Auch dem Argument des Wiener Bürgermeisters Michael Ludwig, die Erschließung der Neubaugebiete in und um die Seestadt Aspern sei ohne hochrangige Straßenanbindung – Lobau-Autobahn und „Stadtstraße“ nicht möglich, widerspricht Rehm: Der Automatismus, zu Siedlungsbau gehöre notwendigerweise eine Autobahn, stamme aus grauer Vorzeit, aus der Altbetonzeit, wie Rehm sie nennt. Umweltfreundliche Alternativen seien nie überprüft worden. Das Straßenbahnkonzept für die Donaustadt sei bisher nur in Teilen umgesetzt und mit Parkraumbewirtschaftung, einer S-Bahn-Südosttangente und einem zeitgemäßen Raumordnungskonzept könne viel Verkehr in der Donaustadt umweltfreundlich aufgefangen werden – oder er würde gar nicht erst entstehen. „Die Behauptung, die Seestadt brauche die Lobau-Autobahn, ist durch nichts belegt“, meint Rehm. Im Gegenteil, meinen Umweltschützer und Wissenschaftler, brauche Wien die Lobau dringend als Naherholungsgebiet, als Biotop und Naturjuwel

Autobahnen als Anachronismus?

Die Lobau ist ein Teil des Nationalparks Donau-Auen und seit 1978 Naturschutzgebiet. Hier finden vom Aussterben bedrohte Tier- und Pflanzenarten Platz, das Wasser ist, wie in allen Aulandschaften, prägendes Element. In solch ein sensibles Ökosystem könne man natürlich nicht einfach folgenlos zwei Röhren legen, meinen Wissenschaftler*innen, der Wasserhaushalt sei massiv bedroht. Auch politisch sind die Aulandschaften sensibles Gebiet, ist doch die Umweltbewegung in Österreich durch die erfolgreiche Besetzung der Hainburger Au entstanden.

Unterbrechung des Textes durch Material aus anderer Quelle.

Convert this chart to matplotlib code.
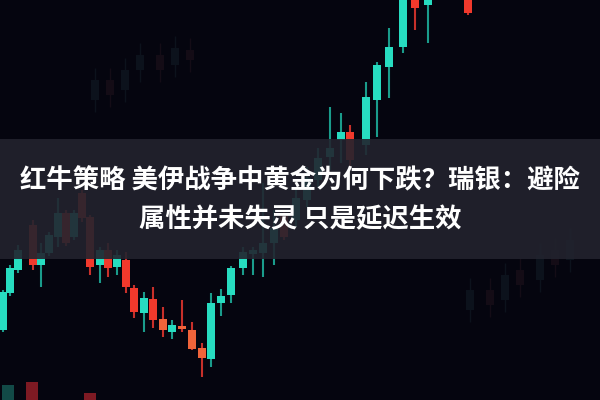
import matplotlib.pyplot as plt
from matplotlib.patches import Rectangle

plt.rcParams["font.family"] = ["Noto Sans CJK SC", "DejaVu Sans"]

# candle data: position along time axis and OHLC prices
cx = [3, 10, 18, 33, 41, 49, 58, 66, 74, 82, 90, 100, 108, 117, 126, 134,
      144, 153, 163, 172, 182, 192, 202, 211, 221, 231, 243, 253, 263, 274,
      284, 296, 307, 318, 330, 341, 350, 366, 377, 389, 403, 415, 428, 468]
c_open = [70, 107, 130, 175, 135, 147, 163, 187, 163, 207, 183, 135, 150, 133, 140, 112,
          87, 101, 81, 68, 74, 70, 52, 41, 97, 105, 132, 146, 147, 157,
          187, 180, 200, 220, 243, 260, 268, 255, 300, 333, 353, 405, 395, 405]
c_close = [108, 132, 150, 135, 147, 165, 187, 157, 187, 182, 133, 150, 132, 145, 113, 88,
           102, 80, 70, 75, 71, 51, 42, 97, 104, 132, 148, 150, 157, 172,
           163, 202, 222, 242, 252, 268, 240, 303, 335, 353, 405, 392, 405, 387]
c_high = [110, 135, 155, 180, 157, 168, 202, 190, 190, 210, 185, 153, 157, 150, 148, 115,
          108, 113, 93, 80, 100, 78, 57, 107, 111, 134, 153, 153, 217, 190,
          190, 210, 233, 252, 293, 287, 275, 318, 338, 372, 410, 410, 410, 410]
c_low = [68, 104, 127, 130, 113, 144, 153, 154, 160, 178, 125, 117, 123, 125, 107, 82,
         68, 72, 63, 61, 68, 50, 23, 33, 84, 97, 125, 125, 123, 135,
         160, 173, 193, 213, 230, 237, 232, 245, 263, 302, 347, 370, 357, 385]

# blurred candles very close to the lens, bottom left
near_x = [8, 32, 90]
near_open = [0, 18, 7]
near_close = [15, 0, 0]

# faint candles deep in the background
far_x = [95, 110, 125, 140, 160, 175, 190, 470, 490, 505, 520, 540, 555, 570]
far_open = [300, 320, 310, 330, 345, 335, 350, 90, 110, 100, 130, 120, 150, 140]
far_close = [320, 305, 330, 345, 330, 352, 340, 110, 95, 125, 115, 145, 135, 160]

title_lines = ["红牛策略 美伊战争中黄金为何下跌？瑞银：避险", "属性并未失灵 只是延迟生效"]

UP = "#27dcc0"
DOWN = "#f1392c"
UP_WICK = "#1a9c8b"
DOWN_WICK = "#c8302a"

fig = plt.figure(figsize=(6, 4), dpi=100)
fig.patch.set_facecolor("#05050f")
ax = fig.add_axes([0, 0, 1, 1])
ax.set_facecolor("#05050f")
ax.set_xlim(0, 600)
ax.set_ylim(0, 400)
ax.axis("off")

# background layer, barely visible
for x, o, c in zip(far_x, far_open, far_close):
    col = "#0c121c" if c > o else "#140c16"
    ax.vlines(x, min(o, c) - 12, max(o, c) + 12, color=col, lw=1, zorder=1)
    ax.bar(x, abs(c - o), bottom=min(o, c), width=8, color=col, zorder=1)

for x, o, c, h, l in zip(cx, c_open, c_close, c_high, c_low):
    up = c >= o
    body_col = UP if up else DOWN
    if not up and max(o, c) < 90 and x > 155:
        body_col = "#f0643a"
    wick_col = UP_WICK if up else DOWN_WICK
    ax.vlines(x, l, h, color=wick_col, lw=1.5, zorder=2)
    ax.bar(x, max(abs(c - o), 2), bottom=min(o, c), width=7.5,
           color=body_col, zorder=3)

for x, o, c in zip(near_x, near_open, near_close):
    col = "#17625a" if c > o else "#a8222a"
    ax.bar(x, abs(c - o), bottom=min(o, c), width=12, color=col, alpha=0.75, zorder=3)

# title banner
ax.add_patch(Rectangle((0, 141), 600, 120, facecolor="#22232e", alpha=0.9,
                       edgecolor="none", zorder=5))
ax.text(300, 219, title_lines[0], color="white", fontsize=19, fontweight="bold",
        ha="center", va="center", zorder=6)
ax.text(300, 180, title_lines[1], color="white", fontsize=19, fontweight="bold",
        ha="center", va="center", zorder=6)

fig.savefig("out.png", dpi=100, facecolor=fig.get_facecolor())
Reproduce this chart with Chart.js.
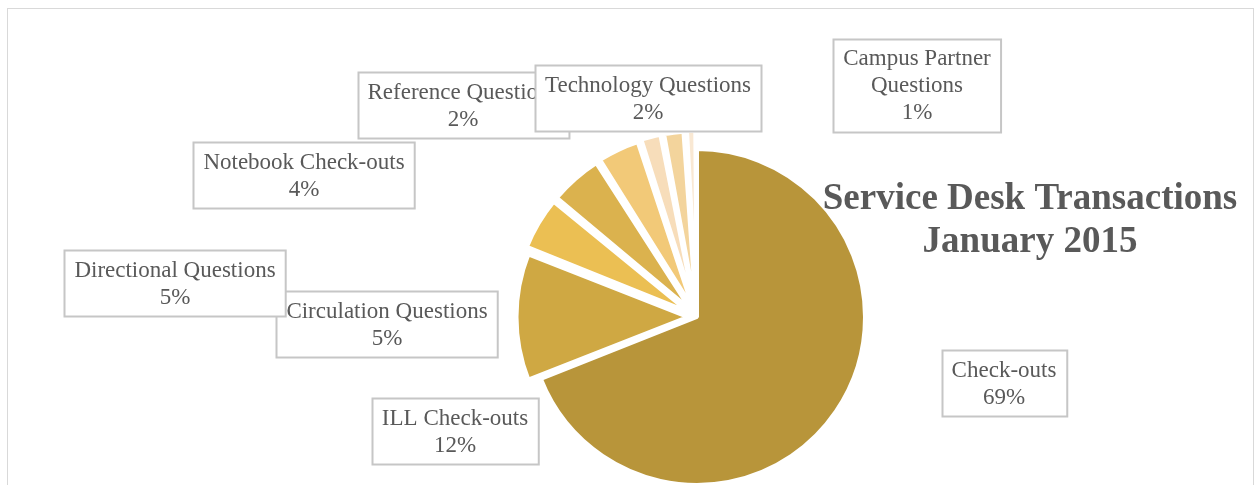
<!doctype html>
<html lang="en">
<head>
    <meta charset="utf-8">
    <title>Service Desk Transactions January 2015</title>
    <script src="https://cdn.jsdelivr.net/npm/chart.js"></script>
    <style>
        html, body { margin: 0; padding: 0; background: #fff; }
        #wrap { width: 1255px; height: 485px; }
    </style>
</head>
<body>
    <div id="wrap"><canvas id="pieChart" width="1255" height="485"></canvas></div>
    <script>
        // data (percent of transactions)
        const categories = ["Check-outs", "ILL Check-outs", "Circulation Questions", "Directional Questions",
            "Notebook Check-outs", "Reference Questions", "Technology Questions", "Campus Partner Questions"];
        const values = [69, 12, 5, 5, 4, 2, 2, 1];
        const titleLines = ["Service Desk Transactions", "January 2015"];

        const sliceColors = ['#B8953A', '#CFA843', '#EBBF53', '#DBB24E', '#F2C978', '#F7DDBA', '#F3D49C', '#F9E8D3'];
        // chart.js v4 moves an arc by offset / 4 (and grows it a bit too)
        const sliceOffsets = [0, 38, 38, 38, 38, 38, 38, 38];

        // label box centres, relative to the pie centre; lines = how the label wraps
        const labelPlace = [
            { dx: 307, dy: 66, lines: ["Check-outs"] },
            { dx: -242, dy: 114, lines: ["ILL Check-outs"] },
            { dx: -310, dy: 7, lines: ["Circulation Questions"] },
            { dx: -522, dy: -34, lines: ["Directional Questions"] },
            { dx: -393, dy: -142, lines: ["Notebook Check-outs"] },
            { dx: -234, dy: -212, lines: ["Reference Questions"] },
            { dx: -49, dy: -219, lines: ["Technology Questions"] },
            { dx: 220, dy: -232, lines: ["Campus Partner", "Questions"] }
        ];

        const textColor = '#595959';
        const labelFont = '23px "Liberation Serif", serif';
        const lineH = 27;

        const frame = {
            id: 'frame',
            beforeDraw(chart) {
                const c = chart.ctx;
                c.save();
                c.fillStyle = '#fff';
                c.fillRect(0, 0, chart.width, chart.height);
                c.strokeStyle = '#D9D9D9';
                c.lineWidth = 1;
                c.strokeRect(7.5, 8.5, 1246, 520);
                c.restore();
            }
        };

        const boxLabels = {
            id: 'boxLabels',
            afterDatasetsDraw(chart) {
                const c = chart.ctx;
                const meta = chart.getDatasetMeta(0);
                const total = values.reduce((a, b) => a + b, 0);
                c.save();
                c.font = labelFont;
                c.textAlign = 'center';
                c.textBaseline = 'middle';
                meta.data.forEach((arc, i) => {
                    const p = labelPlace[i];
                    const lines = p.lines.concat([Math.round(values[i] / total * 100) + '%']);
                    const w = Math.max(...lines.map(t => c.measureText(t).width)) + 20;
                    const h = lines.length * lineH + 12;
                    const cx = arc.x + p.dx, cy = arc.y + p.dy;
                    const x0 = Math.round(cx - w / 2) + 0.5, y0 = Math.round(cy - h / 2) + 0.5;
                    c.fillStyle = '#fff';
                    c.fillRect(x0, y0, w, h);
                    c.strokeStyle = '#C6C6C6';
                    c.lineWidth = 2;
                    c.strokeRect(x0, y0, w, h);
                    c.fillStyle = textColor;
                    lines.forEach((t, k) => {
                        c.fillText(t, cx, cy + 1 - (lines.length - 1) * lineH / 2 + k * lineH);
                    });
                });

                // title next to the pie
                const a = meta.data[0];
                c.font = 'bold 37px "Liberation Serif", serif';
                c.fillStyle = textColor;
                titleLines.forEach((t, k) => {
                    c.fillText(t, a.x + 333, a.y - 118 + k * 43);
                });
                c.restore();
            }
        };

        new Chart(document.getElementById('pieChart'), {
            type: 'pie',
            data: {
                labels: categories,
                datasets: [{
                    data: values,
                    backgroundColor: sliceColors,
                    borderColor: '#fff',
                    borderWidth: 4,
                    offset: sliceOffsets,
                    clip: false
                }]
            },
            options: {
                responsive: false,
                animation: false,
                devicePixelRatio: 1,
                radius: 168,
                layout: { padding: { left: 139, top: 149, right: 0, bottom: 0 } },
                plugins: {
                    legend: { display: false },
                    tooltip: { enabled: false },
                    title: { display: false }
                }
            },
            plugins: [frame, boxLabels]
        });
    </script>
</body>
</html>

Noch Anfang der 2000er-Jahre hat der damalige Wiener Bürgermeister Häupl versichert, es werde keine Autobahn durch die Lobau geben. Kurz darauf reichte die Asfinag das Projekt ein, sie konnte sich der Unterstützung der Stadt Wien sicher sein. Projektiert waren damals Baukosten von 1,9 Milliarden €, die werden auch heute noch als Kosten aufgeführt. Gegner*innen des Projekts rechnen mit mindestens 4,5 Milliarden € Steuergeld, das in diesen Bau einer Autobahn investiert werden soll, während anderswo auf der Welt Autobahnen bereits wieder abgebaut werden.

In einem Land, dessen größte Umwelt- und Klimaprobleme die Zunahme des Auto- und LKW-Verkehrs, Zersiedelung und Flächenverbrauch sind, wirkt der Bau der Lobau-Autobahn tatsächlich wie ein Anachronismus, die persönlichen Angriffe von Vertretern der Boomer-Generation gegen „selbsternannte Umweltschützer“ oder die „wild gewordene Grün-Aktivistin im Verkehrsressort“ verstärken dieses Bild. „Ein Projekt aus der Alt-Betonzeit“, nennt es Wolfgang Rehm.